_Task inputs_
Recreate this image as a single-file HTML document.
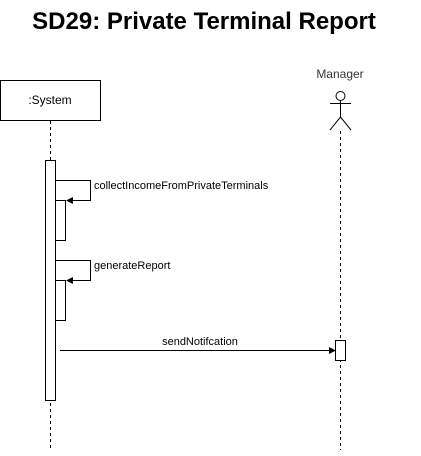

--

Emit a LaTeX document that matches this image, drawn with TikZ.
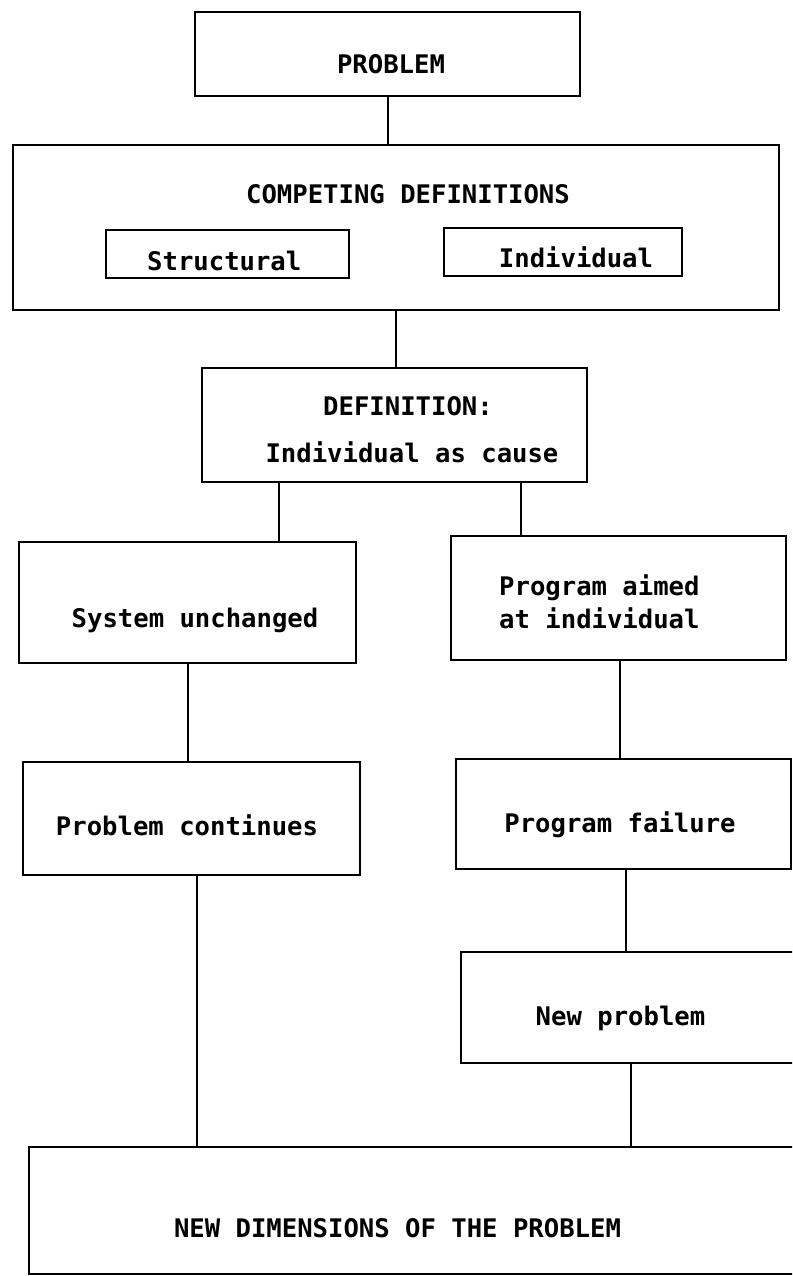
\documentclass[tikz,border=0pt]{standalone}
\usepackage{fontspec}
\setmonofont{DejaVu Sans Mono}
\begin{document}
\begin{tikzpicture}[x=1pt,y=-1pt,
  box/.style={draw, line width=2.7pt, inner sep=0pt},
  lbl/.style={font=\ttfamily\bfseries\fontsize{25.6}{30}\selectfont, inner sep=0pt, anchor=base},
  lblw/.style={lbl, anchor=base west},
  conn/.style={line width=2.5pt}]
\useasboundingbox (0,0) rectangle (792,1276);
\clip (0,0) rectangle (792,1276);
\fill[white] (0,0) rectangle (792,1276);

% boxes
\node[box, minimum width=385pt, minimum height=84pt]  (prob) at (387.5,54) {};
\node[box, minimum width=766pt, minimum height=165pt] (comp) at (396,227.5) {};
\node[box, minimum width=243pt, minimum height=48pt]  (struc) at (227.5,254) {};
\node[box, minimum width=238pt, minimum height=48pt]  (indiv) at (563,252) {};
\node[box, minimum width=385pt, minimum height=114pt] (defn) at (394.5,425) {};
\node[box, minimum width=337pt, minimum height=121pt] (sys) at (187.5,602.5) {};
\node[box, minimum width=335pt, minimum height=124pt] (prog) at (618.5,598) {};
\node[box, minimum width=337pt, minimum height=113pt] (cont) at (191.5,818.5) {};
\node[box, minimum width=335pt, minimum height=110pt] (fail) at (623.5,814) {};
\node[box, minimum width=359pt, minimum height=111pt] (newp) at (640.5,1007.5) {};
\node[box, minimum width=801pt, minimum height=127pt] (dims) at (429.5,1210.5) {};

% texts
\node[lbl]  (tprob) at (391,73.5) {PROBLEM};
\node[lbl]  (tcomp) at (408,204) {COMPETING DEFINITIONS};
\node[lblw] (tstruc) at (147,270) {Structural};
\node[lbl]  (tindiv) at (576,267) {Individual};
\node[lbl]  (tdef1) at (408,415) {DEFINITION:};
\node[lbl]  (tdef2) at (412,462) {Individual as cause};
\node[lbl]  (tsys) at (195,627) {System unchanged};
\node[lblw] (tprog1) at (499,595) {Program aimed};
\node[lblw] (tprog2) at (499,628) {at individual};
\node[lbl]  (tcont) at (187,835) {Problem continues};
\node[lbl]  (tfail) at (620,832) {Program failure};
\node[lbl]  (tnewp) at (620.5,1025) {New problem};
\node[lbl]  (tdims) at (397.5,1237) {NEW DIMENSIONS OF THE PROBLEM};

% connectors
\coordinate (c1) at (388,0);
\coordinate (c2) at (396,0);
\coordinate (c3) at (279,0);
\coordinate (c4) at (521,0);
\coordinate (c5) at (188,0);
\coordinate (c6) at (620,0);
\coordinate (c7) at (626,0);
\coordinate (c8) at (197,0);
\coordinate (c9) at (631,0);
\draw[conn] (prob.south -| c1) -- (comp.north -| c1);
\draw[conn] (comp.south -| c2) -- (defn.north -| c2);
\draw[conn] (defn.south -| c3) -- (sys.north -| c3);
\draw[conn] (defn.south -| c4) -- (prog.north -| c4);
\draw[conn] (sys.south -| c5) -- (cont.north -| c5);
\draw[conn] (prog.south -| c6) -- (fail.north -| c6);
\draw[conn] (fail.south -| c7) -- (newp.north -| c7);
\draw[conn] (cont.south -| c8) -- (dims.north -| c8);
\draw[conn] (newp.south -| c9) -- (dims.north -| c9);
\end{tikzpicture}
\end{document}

...

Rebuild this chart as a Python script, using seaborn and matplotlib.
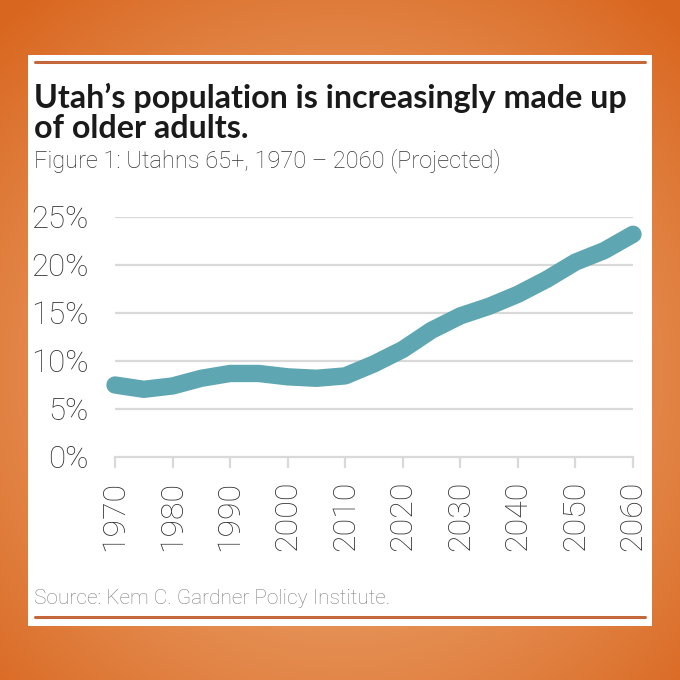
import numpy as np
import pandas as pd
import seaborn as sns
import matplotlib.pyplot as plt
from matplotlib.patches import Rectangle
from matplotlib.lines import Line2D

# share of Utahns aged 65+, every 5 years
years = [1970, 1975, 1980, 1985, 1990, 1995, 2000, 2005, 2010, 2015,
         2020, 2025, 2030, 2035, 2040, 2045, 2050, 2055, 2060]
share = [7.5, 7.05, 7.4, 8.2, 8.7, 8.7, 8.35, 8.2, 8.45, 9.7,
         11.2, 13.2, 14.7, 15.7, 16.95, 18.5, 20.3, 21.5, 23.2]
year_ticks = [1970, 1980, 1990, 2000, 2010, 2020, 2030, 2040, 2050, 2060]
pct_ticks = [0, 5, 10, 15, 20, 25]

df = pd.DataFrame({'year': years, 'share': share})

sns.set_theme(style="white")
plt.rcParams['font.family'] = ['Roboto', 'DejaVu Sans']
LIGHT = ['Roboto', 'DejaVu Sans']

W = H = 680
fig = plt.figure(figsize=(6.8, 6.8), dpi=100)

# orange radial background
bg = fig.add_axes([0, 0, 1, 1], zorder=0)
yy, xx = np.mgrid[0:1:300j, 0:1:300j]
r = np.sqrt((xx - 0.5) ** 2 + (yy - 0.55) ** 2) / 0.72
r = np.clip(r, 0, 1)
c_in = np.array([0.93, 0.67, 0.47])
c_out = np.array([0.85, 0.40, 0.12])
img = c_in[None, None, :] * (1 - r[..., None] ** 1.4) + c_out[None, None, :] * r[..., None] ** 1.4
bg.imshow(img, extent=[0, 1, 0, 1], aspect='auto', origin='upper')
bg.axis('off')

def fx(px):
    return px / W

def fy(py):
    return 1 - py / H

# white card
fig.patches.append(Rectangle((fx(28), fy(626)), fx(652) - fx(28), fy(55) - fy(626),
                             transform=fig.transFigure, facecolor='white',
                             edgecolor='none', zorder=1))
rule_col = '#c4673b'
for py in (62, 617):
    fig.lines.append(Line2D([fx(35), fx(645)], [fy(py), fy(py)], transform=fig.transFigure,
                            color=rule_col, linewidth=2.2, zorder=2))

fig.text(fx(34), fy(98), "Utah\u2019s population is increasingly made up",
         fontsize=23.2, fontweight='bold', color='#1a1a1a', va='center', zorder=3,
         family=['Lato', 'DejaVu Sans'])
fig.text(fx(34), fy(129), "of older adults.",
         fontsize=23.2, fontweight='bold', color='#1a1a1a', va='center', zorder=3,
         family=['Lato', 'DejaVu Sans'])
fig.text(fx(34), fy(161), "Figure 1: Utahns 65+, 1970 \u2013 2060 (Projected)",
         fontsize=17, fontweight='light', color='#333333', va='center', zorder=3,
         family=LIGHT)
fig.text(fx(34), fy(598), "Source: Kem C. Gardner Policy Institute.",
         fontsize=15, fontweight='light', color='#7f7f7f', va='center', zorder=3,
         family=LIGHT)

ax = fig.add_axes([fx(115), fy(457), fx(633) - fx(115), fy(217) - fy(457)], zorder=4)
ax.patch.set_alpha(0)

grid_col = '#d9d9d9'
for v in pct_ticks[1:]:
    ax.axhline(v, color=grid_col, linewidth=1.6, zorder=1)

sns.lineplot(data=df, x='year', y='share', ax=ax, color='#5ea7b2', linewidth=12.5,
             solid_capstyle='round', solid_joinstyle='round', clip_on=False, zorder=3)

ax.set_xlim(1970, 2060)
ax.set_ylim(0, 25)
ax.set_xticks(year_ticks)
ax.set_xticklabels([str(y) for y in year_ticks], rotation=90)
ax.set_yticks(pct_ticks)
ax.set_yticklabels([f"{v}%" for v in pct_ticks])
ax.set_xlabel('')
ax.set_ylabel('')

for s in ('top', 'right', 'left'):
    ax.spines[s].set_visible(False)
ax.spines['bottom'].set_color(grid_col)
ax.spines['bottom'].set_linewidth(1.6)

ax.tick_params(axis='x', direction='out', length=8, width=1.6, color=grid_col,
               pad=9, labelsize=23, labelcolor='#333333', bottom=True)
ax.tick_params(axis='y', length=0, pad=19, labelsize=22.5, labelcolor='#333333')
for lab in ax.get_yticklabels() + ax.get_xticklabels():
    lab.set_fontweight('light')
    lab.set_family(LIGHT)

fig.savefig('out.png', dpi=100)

_Exercise details_
Write out word for word the lines above that run from the one with "Rebuild this chart" to the one with "from matplotlib.lines import Line2D". Include both end lines; exclude the images.

_Correct output_
Rebuild this chart as a Python script, using seaborn and matplotlib.
import numpy as np
import pandas as pd
import seaborn as sns
import matplotlib.pyplot as plt
from matplotlib.patches import Rectangle
from matplotlib.lines import Line2D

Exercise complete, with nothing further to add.